The majority begins by noting that double jeopardy is pretty important. It attaches with the swearing in of the jury, but a mistrial isn’t necessarily a bar to a retrial.

A mistrial should never be lightly granted. The moving party has to show prejudice before a mistrial becomes an appropriate ruling, and that’s a “high bar.” Against this backdrop, the majority holds: “The facts of this case simply do not meet the high bar outlined above.” Defense counsel’s questioning didn’t violate a pretrial order or a statute. Accordingly, the majority concludes that the mistrial shouldn’t have been granted.

While the majority isn’t going to say that defense counsel’s questioning was perfect, it will say that the testimony is not as prejudicial as the State makes it out to be.

As with any opinion with a dissent, there’s a bit of swiping at the dissent’s reasoning. The majority essentially says, “Just because the trial court used the word prejudice doesn’t mean there was prejudice.” The majority further points out that the perceived prejudice might’ve been cured by a curative instruction.

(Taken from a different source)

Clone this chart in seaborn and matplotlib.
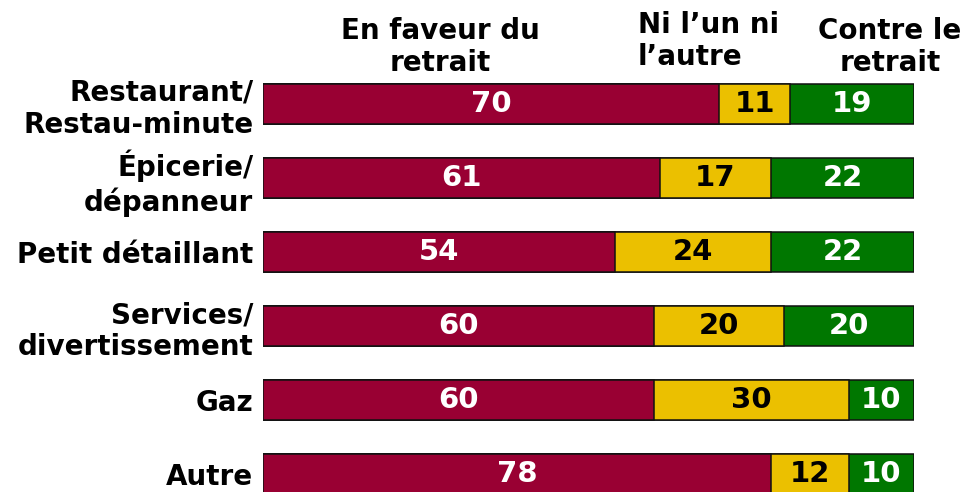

Because the mistrial was wrong, that means double jeopardy attaches and Mr. Dow can’t be retried on the mistried counts. The aggravated-assault conviction is affirmed. The attempted simple assault conviction is vacated. And the denial of the motion to dismiss the to-be-tried-but-previously-mistried counts is reversed.

Chief Justice Reiber, joined by Justice Eaton, dissents. The dissent is really only on the mistrial-was-improper point. In the dissent’s view, defense counsel’s questions were improper and irrelevant. Because the trial court was in the best position to determine whether there was prejudice and to what degree, and the trial court performed a thorough analysis before granting the mistrial the dissent would affirm the grant of a mistrial.